Conservation helps Wulfkuhle family reopen beloved farm
Wood’s Market Garden has been a fixture in Rutland County for decades. In spring 2023, we helped farmers Dan and Elyse Wulfkuhle take over the Brandon farm after Jon Satz—long-time owner, farmer, and beloved community figure—passed away.
Jon Satz, innovative farmer and community figure
The property was originally conserved with us by Jon, in 2000. It was one of our early efforts to help beginning farmers get a farm of their own.
Jon bought the farm from former state representative Robert Wood and his wife, Sally. The farm had been in the Wood family for 110 years. Jon was able to afford it because conservation funding reduced the amount he had to pay.
For over two decades, Jon ran a successful organic vegetable and fruit operation with the help of his wife, Courtney. Over the years, he bought more adjacent land, added greenhouses, irrigation and more. Their thriving farmstand was a community hub for many in Rutland County.
The business would have kept growing if not for a long illness that finally took him in August 2021.
A farm in need of a farmer, a farmer looking for a farm
The future of the farm became uncertain. While the 2000 conservation easement protected the land against development, it did not guarantee that the land would stay in farming. Courtney did not want to continue the farm on her own, with two young sons still to raise. She began working with us to add conservation restrictions that would keep the farm available to future farmers.

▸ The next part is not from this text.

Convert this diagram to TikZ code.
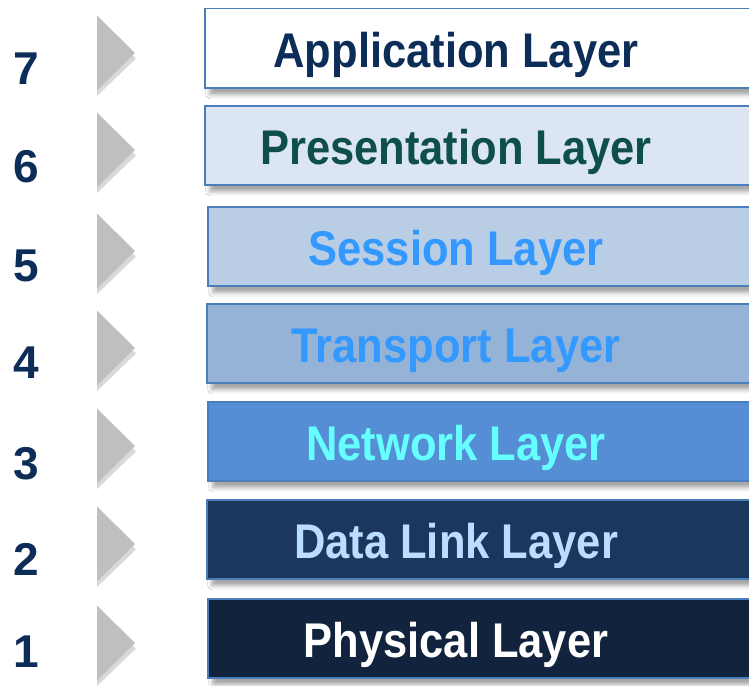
\documentclass[tikz,border=0pt]{standalone}
\usepackage{fontspec}
\setmainfont{Liberation Sans}
\usetikzlibrary{shadows.blur}

\definecolor{edgeblue}{HTML}{4A7EBB}
\definecolor{navy}{HTML}{0C2D57}
\definecolor{arrowgray}{HTML}{BFBFBF}
\definecolor{arrowshade}{HTML}{D9D9D9}
\definecolor{fillA}{HTML}{FFFFFF}
\definecolor{fillB}{HTML}{DCE6F2}
\definecolor{fillC}{HTML}{B9CDE5}
\definecolor{fillD}{HTML}{95B3D7}
\definecolor{fillE}{HTML}{558ED5}
\definecolor{fillF}{HTML}{1C375E}
\definecolor{fillG}{HTML}{12233D}
\definecolor{textA}{HTML}{0C2D57}
\definecolor{textB}{HTML}{0E4F4C}
\definecolor{textC}{HTML}{3399FF}
\definecolor{textD}{HTML}{3399FF}
\definecolor{textE}{HTML}{66FFFF}
\definecolor{textF}{HTML}{BBDDFF}
\definecolor{textG}{HTML}{FFFFFF}

\tikzset{
  layerbox/.style={draw=edgeblue, line width=1.5pt, inner sep=0pt,
    minimum width=600pt, minimum height=79pt, anchor=north west,
    blur shadow={shadow xshift=5pt, shadow yshift=-7pt,
      shadow blur radius=4pt, shadow opacity=35}},
  layertext/.style={anchor=base, font=\bfseries\fontsize{43.5}{43.5}\selectfont,
    inner sep=0pt},
  layernum/.style={anchor=base, text=navy, inner sep=0pt,
    font=\bfseries\fontsize{46}{46}\selectfont},
}
% captions are set slightly taller than their natural shape
\newcommand{\tallcap}[1]{\scalebox{1}[1.12]{#1}}

\begin{document}
\begin{tikzpicture}[x=1pt, y=-1pt]
  \useasboundingbox (0,0) rectangle (749,685);
  \fill[white] (0,0) rectangle (749,685);
  \clip (0,0) rectangle (749,685);

  % one row per OSI layer: number, name, box top, box left, colour key, number baseline
  \foreach \n/\lname/\t/\l/\c/\nb in {
      7/Application Layer/8/204/A/84,
      6/Presentation Layer/105/204/B/182,
      5/Session Layer/206/207/C/281,
      4/Transport Layer/303/206/D/378,
      3/Network Layer/401/207/E/479,
      2/Data Link Layer/499/206/F/575,
      1/Physical Layer/598/207/G/667} {
    % pointer triangle with its lighter drop
    \fill[arrowshade] (97,\t+13) -- (136,\t+50.5) -- (97,\t+88) -- cycle;
    \fill[arrowgray] (97,\t+7.5) -- (135,\t+45) -- (97,\t+82.5) -- cycle;
    % layer number
    \node[layernum] (num\n) at (26,\nb) {\n};
    % layer box and its caption
    \node[layerbox, fill=fill\c] (box\n) at (\l,\t) {};
    \node[layertext, text=text\c] (lbl\n) at (456,\t+59) {\tallcap{\lname}};
  }
\end{tikzpicture}
\end{document}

Meanwhile, Dan and Elyse Wulfkuhle were looking for a farm in Vermont. Originally from Massachusetts, Dan had been farming since he was a teenager—his first job was at a farm in Vermont’s Northeast Kingdom. He has a degree in Plant, Soil, and Insect Science. Elyse has worked for many years in natural resource conservation. The couple had two children while living and working in Washington State but Dan was keen to move back east to farm.
“We were looking for farmland for the past six years, and it was very difficult to find something we felt we could afford,” said Dan.
Elyse and Dan got connected to Courtney through a mutual friend, and ‘clicked.’ The Wulfkuhles joined in the conservation process and, in December 2022, were able to buy the farm.
In May 2023, they added conservation restrictions to ensure the farm will remain available to farmers. They also conserved 57 additional acres and added special clean-water protections on 79 acres of wetlands, stream, pond and surrounding woods. These conservation measures attracted grant funding that made buying the farm more affordable for the Wulfkuhles.
“VLT’s support, and the existing infrastructure and support for the business made us feel like we could swing this,” said Dan.
Keeping that love alive: a new chapter at Wood’s Market Garden
“We’re delighted to support and celebrate a new chapter at this beloved farm in Rutland County,” said VLT’s Pamela Burlingame. “Finding affordable farmland is really hard and conservation can help. As land prices rise, these enhanced protections are increasingly important for future generations of farmers.”
Dan and Elyse have retained the Wood’s Market Garden name and plan to run the farm much as Jon and Courtney had, with a farmstand and a CSA. Woods Market Garden reopened on May 6, 2023, selling hanging baskets, potted annuals, perennials, and organic vegetable and herb starts, as well as local products. As the season progresses, more and more organic produce grown on the farm will be available for purchase.
“We feel incredibly lucky to have found and to now own this incredible farm,” said Dan. “Jon and Courtney Satz built a beautiful business and community, and we are really hoping to continue Jon’s legacy.”
“We see and live what an amazing person Jon was everyday by working with employees that have worked at Wood’s for the past twenty years,” he added, “by interacting with his beautiful family, by learning his innovative farming systems secondhand, and from hearing the incredible support from the customers. Our aspiration for Wood’s is to keep that love alive and continue being a beloved institution in Brandon by providing the best quality plants and vegetables we can to the community.”
For her part, Courtney is very glad about this outcome. “The process of transitioning our farm into new hands was filled with all the feelings for me…anxiety, sadness, hope, and finally, peace,” she said. “My heart is full knowing that Dan and Elyse have already done so much in just a few short months on the farm. The community has wrapped around all of us and will help carry this season forward in a wonderful way. It will always be a part of me, and it’s the best feeling to see a new family embracing it.”
Conservation of the farmland was made possible with funding from the Vermont Housing & Conservation Board (VHCB) and an anonymous gift made in memory of Jon Satz. VHCB’s Farm & Forest Viability Program supported business planning services provided by Land for Good and the Intervale.